Hence, the company has launched 8068, 8038, 8028 Desk Phones that offer rich IP communications and 8029, 8039 Desk Phones that offer rich digital communications. The modern designs of the new premium and digital desk phones provide high quality audio and practical features at a cost effective price. So, Alcatel is moving with the times and this should help it tap more growth.

This year, Alcatel also introduced Open Touch 2.0 with new communication capabilities that will help it keep pace with technology developments. This new device has many features such as open touch conversion for PC, open touch connections for desk-bound telephony users, open touch conversion for the web, and a new modern desk phone to increase real-time efficiency.

Alcatel has also launched Open Touch Personal Cloud (OTPC), a new application that will help individuals, employees, businesses, etc. exploit the cloud technology.
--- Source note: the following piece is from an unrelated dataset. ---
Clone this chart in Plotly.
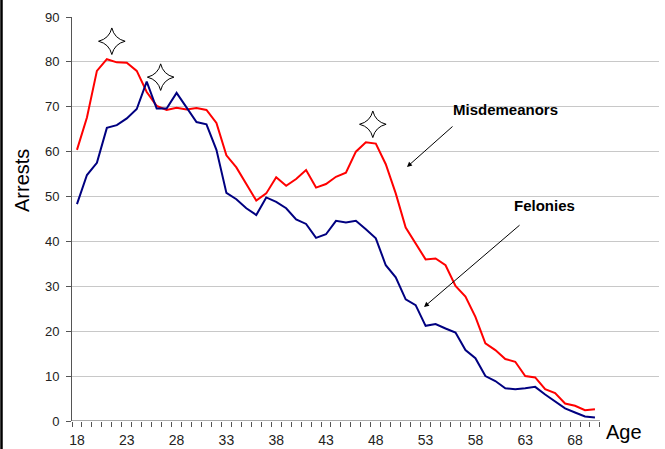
import plotly.graph_objects as go

ages = list(range(18, 71))
misdemeanors = [60.4, 67.6, 78.0, 80.6, 79.9, 79.8, 78.0, 73.3, 70.2, 69.3,
                69.8, 69.4, 69.7, 69.3, 66.4, 59.2, 56.5, 52.9, 49.1, 50.7,
                54.3, 52.4, 53.9, 55.9, 52.0, 52.8, 54.4, 55.3, 60.0, 62.1,
                61.8, 57.2, 50.7, 43.1, 39.4, 36.0, 36.2, 34.7, 30.1, 27.7,
                23.2, 17.3, 15.8, 13.8, 13.2, 10.0, 9.7, 7.1, 6.2, 3.9,
                3.4, 2.4, 2.6]
felonies = [48.3, 54.8, 57.5, 65.3, 65.9, 67.4, 69.5, 75.6, 69.6, 69.6,
            73.1, 69.8, 66.6, 66.1, 60.4, 50.8, 49.4, 47.4, 45.9, 49.8,
            48.8, 47.4, 44.9, 43.9, 40.8, 41.6, 44.6, 44.2, 44.6, 42.7,
            40.7, 34.7, 32.0, 27.1, 25.8, 21.2, 21.6, 20.6, 19.7, 15.8,
            14.0, 10.0, 8.9, 7.3, 7.1, 7.3, 7.6, 5.9, 4.3, 2.8,
            1.9, 1.0, 0.8]
tick_ages = [18, 23, 28, 33, 38, 43, 48, 53, 58, 63, 68]
star_x = [21.5, 26.4, 47.7]
star_y = [84.6, 76.6, 66.1]

FONT = "Arial, Liberation Sans, sans-serif"

fig = go.Figure()
fig.add_trace(go.Scatter(x=ages, y=misdemeanors, mode="lines",
                         line=dict(color="#FF0000", width=2), name="Misdemeanors"))
fig.add_trace(go.Scatter(x=ages, y=felonies, mode="lines",
                         line=dict(color="#000080", width=2), name="Felonies"))
fig.add_trace(go.Scatter(x=star_x, y=star_y, mode="markers",
                         marker=dict(symbol="star-diamond", size=19, color="white",
                                     line=dict(color="black", width=1)),
                         name="stars"))

x_lo, x_hi = ages[0] - 0.5, ages[-1] + 0.5
fig.update_xaxes(range=[x_lo, 76.43], tickvals=tick_ages, ticktext=[str(a) for a in tick_ages],
                 ticks="", showgrid=False, showline=False, zeroline=False, automargin=False,
                 tickfont=dict(family=FONT, size=14, color="#222"),
                 ticklabelstandoff=9,
                 minor=dict(tickvals=[a - 0.5 for a in ages] + [x_hi], ticks="outside",
                            ticklen=5, tickcolor="#555", showgrid=False))
fig.update_yaxes(range=[0, 90], dtick=10, showgrid=True, gridcolor="#c8c8c8", gridwidth=1,
                 showline=True, linecolor="#555", linewidth=1, zeroline=False, automargin=False,
                 ticks="outside", ticklen=5, tickcolor="#555",
                 tickfont=dict(family=FONT, size=13, color="#222"),
                 ticklabelstandoff=4)

fig.add_shape(type="line", xref="x", yref="y", x0=x_lo, x1=x_hi, y0=0, y1=0,
              line=dict(color="#555", width=1))
fig.add_shape(type="line", xref="paper", yref="paper", x0=-0.1201, x1=-0.1201,
              y0=-0.08, y1=1.06, line=dict(color="black", width=2.5))

fig.add_annotation(x=51.13, y=56.6, ax=55.85, ay=65.9, xref="x", yref="y",
                   axref="x", ayref="y", text="", showarrow=True,
                   arrowhead=2, arrowsize=1, arrowwidth=1, arrowcolor="black")
fig.add_annotation(x=52.84, y=25.4, ax=62.58, ay=43.9, xref="x", yref="y",
                   axref="x", ayref="y", text="", showarrow=True,
                   arrowhead=2, arrowsize=1, arrowwidth=1, arrowcolor="black")
fig.add_annotation(x=60.97, y=69.5, xref="x", yref="y", text="<b>Misdemeanors</b>",
                   showarrow=False, xanchor="center", yanchor="middle",
                   font=dict(family=FONT, size=15, color="black"))
fig.add_annotation(x=64.9, y=48.1, xref="x", yref="y", text="<b>Felonies</b>",
                   showarrow=False, xanchor="center", yanchor="middle",
                   font=dict(family=FONT, size=15, color="black"))
fig.add_annotation(x=(22 - 72) / 587, y=(421 - 181) / 404, xref="paper", yref="paper",
                   text="Arrests", textangle=-90, showarrow=False,
                   xanchor="center", yanchor="middle",
                   font=dict(family=FONT, size=20, color="black"))
fig.add_annotation(x=(624 - 72) / 587, y=(421 - 432) / 404, xref="paper", yref="paper",
                   text="Age", showarrow=False, xanchor="center", yanchor="middle",
                   font=dict(family=FONT, size=20, color="black"))

fig.update_layout(width=665, height=449, margin=dict(l=72, r=6, t=17, b=28),
                  paper_bgcolor="white", plot_bgcolor="white", showlegend=False,
                  font=dict(family=FONT))

fig.write_html("out.html", config={"displayModeBar": False},
               post_script="document.body.style.margin='0';document.body.style.overflow='hidden';")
Hence, Alcatel is making some really impressive moves to strengthen itself.

Gaining over Cisco

Alcatel is also being helped by Cisco's troubles. Cisco is finding it difficult to sell equipment in the emerging markets, while product transitions are opening up an opportunity for rivals like Alcatel to get in. Cisco is now focused on converting itself into a software and services provider. In the hardware segment, Cisco is looking to focus on datacenter equipment and security solutions. This move of Cisco's has opened up a massive opportunity for Alcatel to eat into Cisco's market share in the U.S.

Meanwhile, Cisco has also reduced its growth forecast for the next three to five years. It projects that its sales will grow 3%-6% over the coming three-to-five years as against the earlier expectation of 5%-7%. On the other hand, analysts expect Alcatel's earnings to grow at a whopping 82.7% annually over the next five years.

This shows that Cisco is facing difficulties as it transitions toward becoming a service provider from hardware. Cisco's latest routers have not performed well either, as competition from Alcatel has increased. Cisco's management admitted that the company was late in coming to the market with its latest routers, resulting in loss of market share.

Conclusion

Alcatel, with its turnaround strategies, looks very attractive. The company has already seen improvements in the gross and operating margins. Further, Alcatel can capitalize on new product launches in network and cloud infrastructure. Analysts also look upbeat about Alcatel's progress as we saw above. Moreover, given Cisco's frailties, I think Alcatel-Lucent is a better, and a more solid buy in this space.

Disclosure: I have no positions in any stocks mentioned, and no plans to initiate any positions within the next 72 hours. I wrote this article myself, and it expresses my own opinions. I am not receiving compensation for it (other than from Seeking Alpha). I have no business relationship with any company whose stock is mentioned in this article.